Il coming-out fa innanzitutto bene a se stessi, aiuta a vivere meglio, più pienamente.

A oltre vent’anni dalla mia esperienza, mi sento di escludere che ora, in Italia, un ragazzino possa arrivare a 13 anni senza aver mai sentito parlare di omosessualità. Grazie innanzitutto all’accresciuta rappresentazione dei media.

Serve però rilevare che esternazioni del tipo “ormai devono mettere il personaggio gay ovunque” nascono più dal disinformato battibecco social che da un’analisi oggettiva.
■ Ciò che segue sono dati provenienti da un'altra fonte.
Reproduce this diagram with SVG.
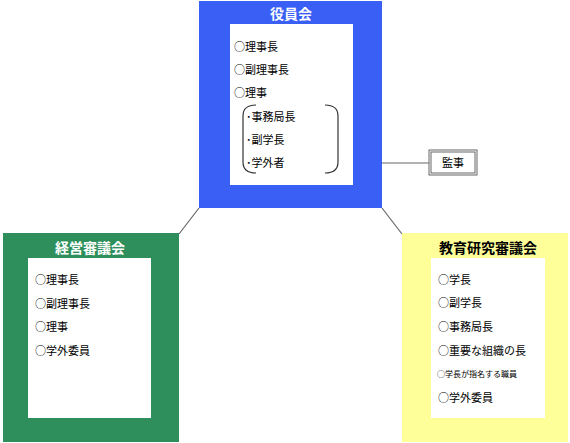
<svg xmlns="http://www.w3.org/2000/svg" width="570" height="443" viewBox="0 0 570 443">
<style>
text{font-family:"Noto Sans CJK JP","Noto Sans CJK SC",sans-serif;}
.t{font-size:14px;font-weight:bold;text-anchor:middle;}
.i{font-size:11px;fill:#000;}
.c{stroke:#666;stroke-width:1.2;fill:none;}
</style>
<rect width="570" height="443" fill="#fff"/>
<g id="connectors">
<line class="c" x1="199" y1="208" x2="179" y2="234"/>
<line class="c" x1="382" y1="208" x2="402" y2="234"/>
<line class="c" x1="382" y1="163" x2="429" y2="163"/>
</g>
<g id="board">
<rect x="199" y="1" width="183" height="207" fill="#3a5ff5"/>
<rect x="230" y="24" width="123" height="161" fill="#fff"/>
<text class="t" x="291" y="19" fill="#fff">役員会</text>
<text class="i" x="234" y="51">○理事長</text>
<text class="i" x="234" y="74">○副理事長</text>
<text class="i" x="234" y="97">○理事</text>
<text class="i" x="246" y="121">･事務局長</text>
<text class="i" x="246" y="144">･副学長</text>
<text class="i" x="246" y="167">･学外者</text>
<path d="M256,105 Q243,105 243,116 L243,162 Q243,173 256,173" fill="none" stroke="#333" stroke-width="1.2"/>
<path d="M325,105 Q338,105 338,116 L338,162 Q338,173 325,173" fill="none" stroke="#333" stroke-width="1.2"/>
</g>
<g id="auditor">
<rect x="429" y="150" width="48" height="25" fill="#fff" stroke="#666" stroke-width="1"/>
<rect x="431" y="152" width="44" height="21" fill="none" stroke="#666" stroke-width="1"/>
<text x="453" y="167" style="font-size:11px;text-anchor:middle">監事</text>
</g>
<g id="management">
<rect x="3" y="233" width="176" height="209" fill="#2e8f5c"/>
<rect x="28" y="258" width="123" height="160" fill="#fff"/>
<text class="t" x="90" y="253" fill="#fff">経営審議会</text>
<text class="i" x="35" y="284">○理事長</text>
<text class="i" x="35" y="308">○副理事長</text>
<text class="i" x="35" y="331">○理事</text>
<text class="i" x="35" y="355">○学外委員</text>
</g>
<g id="education">
<rect x="402" y="233" width="166" height="209" fill="#ffff99"/>
<rect x="431" y="258" width="114" height="160" fill="#fff"/>
<text class="t" x="488" y="253" fill="#000">教育研究審議会</text>
<text class="i" x="438" y="284">○学長</text>
<text class="i" x="438" y="307">○副学長</text>
<text class="i" x="438" y="331">○事務局長</text>
<text class="i" x="438" y="355">○重要な組織の長</text>
<text x="437" y="377" style="font-size:8px">○学長が指名する職員</text>
<text class="i" x="438" y="402">○学外委員</text>
</g>
</svg>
La dottoressa Stacy L. Smith della University of Southern California conduce dal 2016 un osservatorio sulla disparità di rappresentazione nell’intrattenimento*: nel 91% dei film hollywoodiani non compaiono questi onnipresenti omosessuali.

Concludo riportando la deliziosa risposta che mi diede il compagno di classe con cui feci il mio primo coming-out.

Avendo terminato con «Quindi penso di essere omosessuale», lui, serio, mi rispose: «Ho capito. Io invece sono sicuro di essere donno-sessuale».

A proposito di rappresentazione, vale la pena di menzionare che nella versione live action de La Bella e La Bestia (2017), il colosso dell’animazione Disney ha incluso il suo primo personaggio apertamente omosessuale (Le Tont), in quasi un secolo di produzioni. Il personaggio appare sullo schermo per pochissimi minuti, ma sufficienti a sollevare polemiche in tutto il mondo, inclusi Paesi che ne hanno vietato la proiezione, o che hanno chiesto di effettuare dei tagli alla pellicola (rifiutati dalla Disney).

Nonostante alcuni tentativi locali di boicottaggio, il film ha incassato 1 miliardo e 722 milioni di dollari, entrando (nel 2017) nella top 10 dei maggiori incassi nella storia.